┌──

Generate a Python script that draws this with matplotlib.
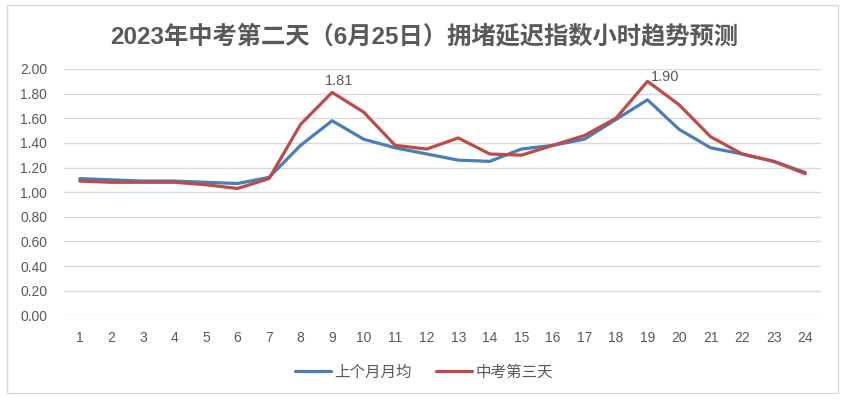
import matplotlib
matplotlib.use("Agg")
import matplotlib.pyplot as plt
from matplotlib.patches import Rectangle

hours = list(range(1, 25))
last_month_avg = [1.11, 1.10, 1.09, 1.09, 1.08, 1.07, 1.12, 1.38, 1.58, 1.43, 1.36, 1.31,
                  1.26, 1.25, 1.35, 1.38, 1.43, 1.59, 1.75, 1.51, 1.36, 1.31, 1.25, 1.16]
exam_day = [1.09, 1.08, 1.08, 1.08, 1.06, 1.03, 1.11, 1.55, 1.81, 1.65, 1.38, 1.35,
            1.44, 1.31, 1.30, 1.38, 1.46, 1.60, 1.90, 1.71, 1.45, 1.31, 1.25, 1.15]
series_names = ["上个月月均", "中考第三天"]
title = "2023年中考第二天（6月25日）拥堵延迟指数小时趋势预测"
y_ticks = [0.0, 0.2, 0.4, 0.6, 0.8, 1.0, 1.2, 1.4, 1.6, 1.8, 2.0]
labelled_points = [(9, 1.81), (19, 1.90)]

plt.rcParams['font.family'] = ['Liberation Sans', 'Noto Sans CJK SC', 'DejaVu Sans']

fig = plt.figure(figsize=(8.48, 4.0), dpi=100)
ax = fig.add_axes([64/848, 1-315.3/400, (821-64)/848, (315.3-69)/400])

blue = "#4A7EBB"
red = "#BE4B48"
txt = "#595959"

ax.plot(hours, last_month_avg, color=blue, lw=2.3, label=series_names[0], solid_capstyle='round', zorder=3)
ax.plot(hours, exam_day, color=red, lw=2.3, label=series_names[1], solid_capstyle='round', zorder=4)

offsets = {9: (4.8, 8.4), 19: (12.5, 3.3)}
for (x, v) in labelled_points:
    ax.annotate(f"{v:.2f}", (x, v), xytext=offsets[x], textcoords='offset points',
                ha='center', va='center', fontsize=10.5, color=txt)

ax.set_xlim(0.5, 24.5)
ax.set_ylim(0, 2.0)
ax.set_yticks(y_ticks)
ax.set_yticklabels([f"{v:.2f}" for v in y_ticks])
ax.set_xticks(hours)
ax.set_xticklabels([str(h) for h in hours])
ax.tick_params(axis='both', length=0, labelsize=10, labelcolor=txt)
ax.tick_params(axis='y', pad=12)
ax.tick_params(axis='x', pad=11)
ax.grid(axis='y', color="#D9D9D9", lw=1)
ax.set_axisbelow(True)
for s in ax.spines.values():
    s.set_visible(False)

fig.text(0.5, 1-37/400, title, ha='center', va='center', fontsize=17.5, fontweight='bold',
         color=txt, family=['Liberation Sans', 'Noto Sans CJK SC'])

leg = fig.legend(loc='center', bbox_to_anchor=(0.5, 1-372/400), ncol=2, frameon=False,
                 handlelength=2.3, columnspacing=1.6, handletextpad=0.2,
                 prop={'family': ['Noto Sans CJK SC'], 'size': 11.2})
for t in leg.get_texts():
    t.set_color(txt)

fig.patches.append(Rectangle((7/848, 1-393/400), (838-7)/848, (393-5)/400,
                             transform=fig.transFigure, fill=False, edgecolor="#D9D9D9", lw=1))

fig.savefig("out.png", dpi=100)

└──

Written exercise: With all pictures left out, please transcribe exactly the lines from the start of the material through the line with "from matplotlib.patches import Rectangle".

Correct result:
Generate a Python script that draws this with matplotlib.
import matplotlib
matplotlib.use("Agg")
import matplotlib.pyplot as plt
from matplotlib.patches import Rectangle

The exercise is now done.